Your objective >> Print the lines of the listing below verbatim from its first line through the line bearing "plt.rcParams['mathtext.fontset'] = 'dejavuserif'". Any pictures are to be omitted.

Supplied information >>
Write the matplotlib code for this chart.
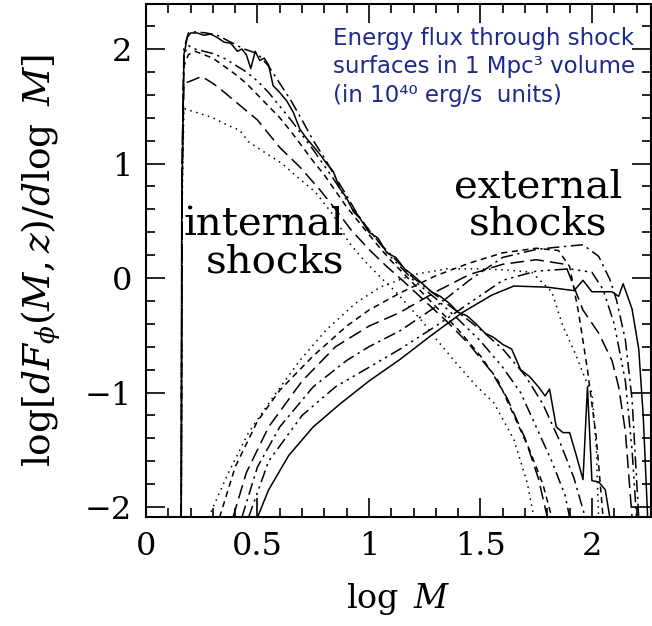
import numpy as np
import matplotlib
matplotlib.use("Agg")
from matplotlib import pyplot as plt
from matplotlib.ticker import MultipleLocator

plt.rcParams['font.family'] = ['DejaVu Serif']
plt.rcParams['mathtext.fontset'] = 'dejavuserif'

# internal shocks (log M, log dF/dlogM)
internal_solid = [(0.158, -2.09), (0.160, 0.5), (0.170, 1.95), (0.185, 2.10), (0.20, 2.14), (0.23, 2.14),
                  (0.26, 2.12), (0.29, 2.13), (0.32, 2.10), (0.35, 2.06), (0.38, 2.05), (0.41, 1.98),
                  (0.43, 2.00), (0.45, 1.95), (0.47, 1.83), (0.49, 1.98), (0.51, 1.90), (0.53, 1.92),
                  (0.55, 1.86), (0.57, 1.68), (0.60, 1.62), (0.63, 1.55), (0.66, 1.45), (0.69, 1.30),
                  (0.72, 1.22), (0.75, 1.15), (0.78, 1.08), (0.81, 1.00), (0.84, 0.93), (0.87, 0.78),
                  (0.90, 0.70), (0.93, 0.58), (0.96, 0.52), (1.00, 0.40), (1.04, 0.35), (1.08, 0.22),
                  (1.12, 0.18), (1.16, 0.08), (1.20, 0.02), (1.24, -0.05), (1.28, -0.12), (1.32, -0.16),
                  (1.36, -0.22), (1.40, -0.30), (1.44, -0.33), (1.48, -0.40), (1.52, -0.48), (1.56, -0.52),
                  (1.60, -0.58), (1.64, -0.62), (1.68, -0.80), (1.72, -0.86), (1.76, -0.95), (1.79, -1.03),
                  (1.81, -0.97), (1.84, -1.30), (1.87, -1.35), (1.90, -1.35), (1.93, -1.55), (1.96, -1.76),
                  (1.98, -0.95), (2.00, -1.77), (2.03, -1.78), (2.06, -1.85), (2.08, -2.09)]
internal_dashdot = [(0.158, -2.09), (0.162, 1.0), (0.17, 2.00), (0.19, 2.14), (0.22, 2.15), (0.27, 2.14),
                    (0.32, 2.12), (0.38, 2.06), (0.44, 2.00), (0.50, 1.96), (0.55, 1.85), (0.60, 1.70),
                    (0.65, 1.55), (0.70, 1.38), (0.75, 1.20), (0.80, 1.05), (0.85, 0.88), (0.90, 0.72),
                    (0.95, 0.55), (1.00, 0.42), (1.05, 0.30), (1.10, 0.20), (1.15, 0.10), (1.20, 0.00),
                    (1.30, -0.15), (1.40, -0.30), (1.50, -0.45), (1.60, -0.62), (1.70, -0.85), (1.78, -1.10),
                    (1.85, -1.40), (1.92, -1.75), (1.97, -2.09)]
internal_dash3dot = [(0.158, -2.09), (0.162, 1.0), (0.17, 1.95), (0.19, 2.03), (0.22, 2.00), (0.26, 1.98),
                     (0.30, 1.96), (0.35, 1.92), (0.40, 1.86), (0.45, 1.80), (0.50, 1.72), (0.55, 1.62),
                     (0.60, 1.50), (0.65, 1.38), (0.70, 1.25), (0.75, 1.12), (0.80, 0.98), (0.85, 0.84),
                     (0.90, 0.68), (0.95, 0.55), (1.00, 0.42), (1.05, 0.30), (1.10, 0.18), (1.15, 0.08),
                     (1.20, -0.02), (1.30, -0.18), (1.40, -0.36), (1.50, -0.55), (1.60, -0.78), (1.68, -1.00),
                     (1.75, -1.30), (1.82, -1.60), (1.88, -1.90), (1.90, -2.09)]
internal_shortdash = [(0.158, -2.09), (0.162, 1.0), (0.17, 1.85), (0.19, 1.95), (0.22, 1.98), (0.26, 1.95),
                      (0.30, 1.92), (0.35, 1.85), (0.40, 1.78), (0.45, 1.70), (0.50, 1.60), (0.55, 1.50),
                      (0.60, 1.40), (0.65, 1.28), (0.70, 1.15), (0.75, 1.02), (0.80, 0.90), (0.85, 0.76),
                      (0.90, 0.62), (0.95, 0.50), (1.00, 0.38), (1.05, 0.26), (1.10, 0.15), (1.20, -0.05),
                      (1.30, -0.25), (1.40, -0.45), (1.50, -0.68), (1.58, -0.90), (1.65, -1.20), (1.72, -1.50),
                      (1.78, -1.80), (1.82, -2.09)]
internal_longdash = [(0.158, -2.09), (0.162, 0.8), (0.17, 1.70), (0.20, 1.72), (0.25, 1.76), (0.30, 1.70),
                     (0.34, 1.64), (0.42, 1.51), (0.50, 1.38), (0.55, 1.26), (0.60, 1.14), (0.69, 0.97),
                     (0.78, 0.77), (0.85, 0.60), (0.92, 0.42), (1.00, 0.25), (1.08, 0.10), (1.15, -0.02),
                     (1.25, -0.20), (1.35, -0.38), (1.45, -0.58), (1.55, -0.82), (1.62, -1.05), (1.70, -1.40),
                     (1.76, -1.75), (1.80, -2.09)]
internal_dotted = [(0.158, -2.09), (0.162, 0.6), (0.17, 1.48), (0.22, 1.45), (0.30, 1.40), (0.36, 1.34),
                   (0.42, 1.29), (0.46, 1.19), (0.53, 1.10), (0.61, 1.00), (0.68, 0.88), (0.76, 0.75),
                   (0.84, 0.55), (0.91, 0.31), (0.98, 0.15), (1.05, 0.01), (1.12, -0.12), (1.18, -0.25),
                   (1.24, -0.38), (1.30, -0.53), (1.39, -0.74), (1.48, -0.94), (1.56, -1.09), (1.65, -1.41),
                   (1.71, -1.79), (1.74, -2.09)]

# external shocks
external_dotted = [(0.28, -2.09), (0.37, -1.70), (0.46, -1.35), (0.57, -1.04), (0.69, -0.72), (0.81, -0.45),
                   (0.94, -0.22), (1.05, -0.08), (1.20, 0.03), (1.35, 0.08), (1.50, 0.08), (1.62, 0.07),
                   (1.73, 0.05), (1.82, -0.12), (1.87, -0.42), (1.93, -0.68), (1.97, -0.88), (2.00, -1.00),
                   (2.02, -1.50), (2.03, -2.09)]
external_shortdash = [(0.33, -2.09), (0.40, -1.65), (0.50, -1.25), (0.60, -0.98), (0.75, -0.68), (0.90, -0.42),
                      (1.00, -0.28), (1.14, -0.13), (1.30, 0.02), (1.45, 0.13), (1.60, 0.22), (1.75, 0.26),
                      (1.85, 0.24), (1.90, 0.10), (1.94, -0.30), (1.98, -0.80), (2.02, -1.40), (2.05, -2.09)]
external_longdash = [(0.39, -2.09), (0.45, -1.70), (0.55, -1.30), (0.70, -0.90), (0.85, -0.60), (1.00, -0.42),
                     (1.14, -0.30), (1.30, -0.12), (1.45, 0.03), (1.60, 0.12), (1.75, 0.16), (1.88, 0.12),
                     (1.96, -0.28), (2.03, -0.48), (2.09, -0.72), (2.12, -0.95), (2.15, -1.34), (2.18, -2.09)]
external_dashdot = [(0.43, -2.09), (0.50, -1.65), (0.60, -1.30), (0.75, -0.95), (0.90, -0.72), (1.00, -0.60),
                    (1.14, -0.46), (1.30, -0.25), (1.45, -0.02), (1.60, 0.18), (1.75, 0.25), (1.90, 0.28),
                    (1.96, 0.29), (2.03, 0.19), (2.08, -0.01), (2.11, -0.19), (2.15, -0.54), (2.18, -1.06),
                    (2.21, -2.09)]
external_dash3dot = [(0.46, -2.09), (0.55, -1.60), (0.70, -1.20), (0.85, -0.95), (1.00, -0.78), (1.14, -0.62),
                     (1.30, -0.42), (1.45, -0.22), (1.60, -0.02), (1.75, 0.06), (1.90, 0.08), (2.00, 0.05),
                     (2.05, -0.10), (2.10, -0.40), (2.15, -0.90), (2.18, -1.50), (2.20, -2.09)]
external_solid = [(0.50, -2.09), (0.55, -1.85), (0.64, -1.55), (0.75, -1.30), (0.87, -1.10), (1.00, -0.90),
                  (1.14, -0.71), (1.28, -0.50), (1.42, -0.30), (1.55, -0.15), (1.65, -0.07), (1.80, -0.08),
                  (1.92, -0.11), (1.96, -0.02), (2.00, -0.12), (2.09, -0.12), (2.12, -0.16), (2.14, -0.05),
                  (2.18, -0.27), (2.21, -0.62), (2.23, -1.20), (2.25, -2.09)]

x_ticks = [0, 0.5, 1, 1.5, 2]
x_ticklabels = ['0', '0.5', '1', '1.5', '2']
y_ticks = [-2, -1, 0, 1, 2]
y_ticklabels = ['\u22122', '\u22121', '0', '1', '2']

styles = {
    'solid': '-',
    'dotted': (0, (1, 3)),
    'shortdash': (0, (4, 3)),
    'longdash': (0, (9, 4)),
    'dashdot': (0, (8, 3, 1.5, 3)),
    'dash3dot': (0, (8, 3, 1.5, 3, 1.5, 3, 1.5, 3)),
}

curves = [
    (internal_solid, 'solid'), (internal_dashdot, 'dashdot'), (internal_dash3dot, 'dash3dot'),
    (internal_shortdash, 'shortdash'), (internal_longdash, 'longdash'), (internal_dotted, 'dotted'),
    (external_dotted, 'dotted'), (external_shortdash, 'shortdash'), (external_longdash, 'longdash'),
    (external_dashdot, 'dashdot'), (external_dash3dot, 'dash3dot'), (external_solid, 'solid'),
]

fig = plt.figure(figsize=(6.52, 6.26), dpi=100)
ax = fig.add_axes([146/652, 109/626, 505/652, 513/626])

for pts, st in curves:
    pts = np.array(pts)
    ax.plot(pts[:, 0], pts[:, 1], color='black', lw=1.1, ls=styles[st])

ax.set_xlim(0, 2.265)
ax.set_ylim(-2.087, 2.393)
ax.set_xticks(x_ticks)
ax.set_xticklabels(x_ticklabels)
ax.set_yticks(y_ticks)
ax.set_yticklabels(y_ticklabels)
ax.xaxis.set_minor_locator(MultipleLocator(0.1))
ax.yaxis.set_minor_locator(MultipleLocator(0.2))
ax.tick_params(which='both', direction='in', top=True, right=True, width=1.2, labelsize=23, pad=10)
ax.tick_params(which='major', length=14)
ax.tick_params(which='minor', length=6.5)
for s in ax.spines.values():
    s.set_linewidth(1.5)

ax.set_xlabel(r'$\log\ M$', fontsize=24, labelpad=14)
ax.set_ylabel(r'$\log[dF_\phi(M,z)/d\log\ M]$', fontsize=27, labelpad=16)

ax.text(0.89, 0.37, 'internal', fontsize=29, ha='right', va='baseline')
ax.text(0.89, 0.05, 'shocks', fontsize=29, ha='right', va='baseline')
ax.text(1.76, 0.70, 'external', fontsize=29, ha='center', va='baseline')
ax.text(1.76, 0.38, 'shocks', fontsize=29, ha='center', va='baseline')

blue = '#1c2a8c'
fig.text(333/652, 1 - 45/626, 'Energy flux through shock', color=blue, fontsize=16.5, family='DejaVu Sans')
fig.text(333/652, 1 - 73/626, 'surfaces in 1 Mpc\u00b3 volume', color=blue, fontsize=16.5, family='DejaVu Sans')
fig.text(333/652, 1 - 102/626, '(in 10\u2074\u2070 erg/s  units)', color=blue, fontsize=16.5, family='DejaVu Sans')

fig.savefig('out.png', dpi=100)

Answer to the problem >>
Write the matplotlib code for this chart.
import numpy as np
import matplotlib
matplotlib.use("Agg")
from matplotlib import pyplot as plt
from matplotlib.ticker import MultipleLocator

plt.rcParams['font.family'] = ['DejaVu Serif']
plt.rcParams['mathtext.fontset'] = 'dejavuserif'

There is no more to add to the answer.